Kairos means “an opportune time” and clearly, this was a key moment for the individuals involved and they have grasped this opportunity fully. O’Malley and Ambarachi, who have collaborated on Sunn O))) albums Black One, Monoliths And Dimensions and Gravetemple are no strangers when it comes to distorting and playing with time. They are capable of making music that is sonically vast and expansive, or if you prefer, the aural equivalent of an aeon.

Nor can Randall Dunn’s presence cannot be underestimated; initially bought in to record and co-produce, he became more integral to the creative process as the project began to grow beyond being a simple score. His deftness of touch keeps these pieces of music on track, drawing out their nuances perfectly. It’s a vital role, because without Dunn, these explorations into the nature of time, being and space could so easily falter.

Those expecting Sunn O))) style colossal low-end riffs will perhaps be somewhat disappointed as this is a much more sedate and ambient work than perhaps might have been expected. There are of course thunderous bass pulses immersed in the musical narrative, and closing track Ebony Pagoda does utilise those familiar guitar tones. But ultimately these songs are subtle soundscapes that rely on repetition and occasionally wired improvisational genius.

It all begins with That Space Between, a song whose introduction sounds like the awakening of techno-spirits. From there it morphs into a laid back jazz shuffle that seethes with concealed menace. There’s a vaguely tribal feel to it as things progress deeper into the heart of darkness, and the spidery guitar parts induce a claustrophobic atmosphere despite there also being vast expanses of space. Temporal, Eponymous evolves the musical motifs established in That Space Between. The guitars are drenched in fuzzed tones and reverb and electronic sheets of noise strike across the rolling panoramas.

It is perhaps Circumstances Of Faith that gets to the thrust of the concept of Kairos most effectively. An exercise in industrial, almost space age drone this is the sound of planetary bodies, colliding and eroding, whilst an android floating in orbit films it on a faulty camera phone.
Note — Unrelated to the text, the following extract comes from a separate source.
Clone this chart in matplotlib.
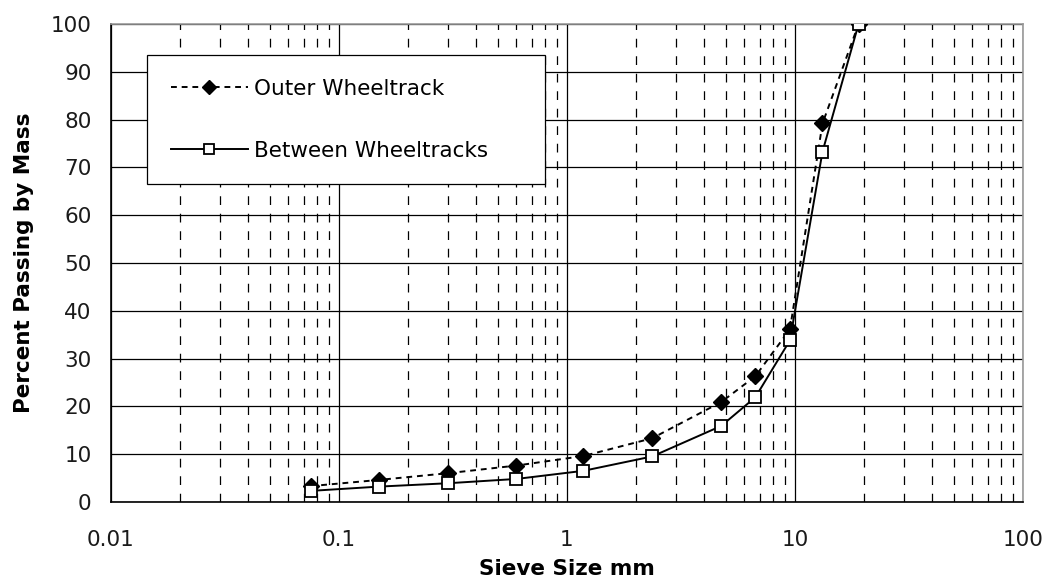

It breaks into a strange tribal-jazz rite half way through, complete with unbridled Hendrixian guitar wails and frazzled electronic circuits. It is here that destruction, creation, evolution and primitivism come together as the trio twist time into all kinds of bizarre shapes.

The switch from the cosmic sounds of Circumstances Of Faith to the sparse introspection of Sometimes should be jarring, but it works wonderfully. Brushed drums scatter behind strands of echoing guitar whilst the vocals of Ai Aso float in a dream around them. Shade Themes From Kairos is an immersive and intriguing work that induces dreamlike states whilst questioning and playing with the nature of time. It is certainly worth investing raw, unprocessed time in exploring.